Type again, exactly, the lines below from the start through the line that includes "import numpy as np".

### Stored data
┏━━
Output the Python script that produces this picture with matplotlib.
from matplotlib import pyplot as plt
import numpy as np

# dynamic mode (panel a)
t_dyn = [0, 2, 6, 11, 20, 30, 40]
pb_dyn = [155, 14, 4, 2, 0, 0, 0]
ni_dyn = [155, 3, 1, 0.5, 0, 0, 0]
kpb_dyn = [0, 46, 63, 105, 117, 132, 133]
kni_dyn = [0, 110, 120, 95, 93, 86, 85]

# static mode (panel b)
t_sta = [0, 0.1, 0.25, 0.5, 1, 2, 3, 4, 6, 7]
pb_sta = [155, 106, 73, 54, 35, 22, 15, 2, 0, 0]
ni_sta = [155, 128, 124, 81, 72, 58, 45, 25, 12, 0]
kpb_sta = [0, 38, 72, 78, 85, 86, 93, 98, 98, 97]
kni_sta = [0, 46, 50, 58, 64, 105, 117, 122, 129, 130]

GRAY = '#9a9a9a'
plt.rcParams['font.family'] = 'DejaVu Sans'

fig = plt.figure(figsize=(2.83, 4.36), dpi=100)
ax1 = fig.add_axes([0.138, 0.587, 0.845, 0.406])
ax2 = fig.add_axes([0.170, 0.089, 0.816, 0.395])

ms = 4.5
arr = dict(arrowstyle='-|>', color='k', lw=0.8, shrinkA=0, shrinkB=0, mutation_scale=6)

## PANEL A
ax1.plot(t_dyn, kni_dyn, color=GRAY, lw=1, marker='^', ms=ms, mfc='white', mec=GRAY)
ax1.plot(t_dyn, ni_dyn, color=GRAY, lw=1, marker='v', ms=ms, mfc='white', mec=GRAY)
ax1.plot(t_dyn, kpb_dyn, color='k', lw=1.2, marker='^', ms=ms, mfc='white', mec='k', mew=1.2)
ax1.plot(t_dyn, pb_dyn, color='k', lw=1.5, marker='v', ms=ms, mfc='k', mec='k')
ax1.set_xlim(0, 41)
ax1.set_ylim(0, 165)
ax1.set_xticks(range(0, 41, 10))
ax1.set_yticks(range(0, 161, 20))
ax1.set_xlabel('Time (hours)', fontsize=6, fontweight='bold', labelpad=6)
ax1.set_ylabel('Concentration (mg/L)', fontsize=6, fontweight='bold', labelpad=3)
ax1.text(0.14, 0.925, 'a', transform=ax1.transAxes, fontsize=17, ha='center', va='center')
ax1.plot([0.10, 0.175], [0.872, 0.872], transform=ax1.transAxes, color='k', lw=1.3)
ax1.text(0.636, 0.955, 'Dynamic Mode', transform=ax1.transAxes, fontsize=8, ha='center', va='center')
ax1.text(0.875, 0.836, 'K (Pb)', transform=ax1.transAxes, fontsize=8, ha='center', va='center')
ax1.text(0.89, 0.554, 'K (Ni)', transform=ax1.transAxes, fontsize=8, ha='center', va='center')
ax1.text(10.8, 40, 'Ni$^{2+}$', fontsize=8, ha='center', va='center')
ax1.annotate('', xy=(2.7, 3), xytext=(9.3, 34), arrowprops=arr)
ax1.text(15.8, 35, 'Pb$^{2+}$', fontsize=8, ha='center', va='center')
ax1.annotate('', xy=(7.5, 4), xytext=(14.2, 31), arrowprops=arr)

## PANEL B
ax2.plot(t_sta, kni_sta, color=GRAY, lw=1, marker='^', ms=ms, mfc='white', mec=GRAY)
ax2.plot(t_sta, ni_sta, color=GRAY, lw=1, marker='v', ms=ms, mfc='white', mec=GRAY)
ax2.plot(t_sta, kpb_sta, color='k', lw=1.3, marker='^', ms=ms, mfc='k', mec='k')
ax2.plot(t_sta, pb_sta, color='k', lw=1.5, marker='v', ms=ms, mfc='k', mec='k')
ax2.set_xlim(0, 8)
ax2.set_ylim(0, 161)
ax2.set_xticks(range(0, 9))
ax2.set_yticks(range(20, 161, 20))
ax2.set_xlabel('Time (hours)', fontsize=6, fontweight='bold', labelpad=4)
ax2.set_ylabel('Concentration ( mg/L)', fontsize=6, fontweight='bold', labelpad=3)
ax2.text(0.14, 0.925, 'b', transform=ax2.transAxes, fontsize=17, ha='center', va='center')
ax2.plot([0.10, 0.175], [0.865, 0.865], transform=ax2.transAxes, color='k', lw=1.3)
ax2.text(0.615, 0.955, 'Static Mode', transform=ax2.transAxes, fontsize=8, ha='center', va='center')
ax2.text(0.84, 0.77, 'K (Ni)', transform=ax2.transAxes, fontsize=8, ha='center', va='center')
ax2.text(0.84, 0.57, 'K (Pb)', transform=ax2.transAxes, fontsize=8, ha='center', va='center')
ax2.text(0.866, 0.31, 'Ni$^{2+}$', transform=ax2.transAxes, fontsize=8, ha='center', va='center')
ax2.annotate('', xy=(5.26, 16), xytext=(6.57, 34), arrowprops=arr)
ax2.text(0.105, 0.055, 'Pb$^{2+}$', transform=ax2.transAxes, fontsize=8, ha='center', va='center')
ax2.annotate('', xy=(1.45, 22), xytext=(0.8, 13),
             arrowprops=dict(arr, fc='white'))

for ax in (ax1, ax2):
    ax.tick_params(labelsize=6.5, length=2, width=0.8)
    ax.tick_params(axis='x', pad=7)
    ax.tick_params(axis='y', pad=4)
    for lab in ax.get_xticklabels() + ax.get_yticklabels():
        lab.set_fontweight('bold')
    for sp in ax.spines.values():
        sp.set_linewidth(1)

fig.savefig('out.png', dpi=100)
┗━━
### Result of the task
Output the Python script that produces this picture with matplotlib.
from matplotlib import pyplot as plt
import numpy as np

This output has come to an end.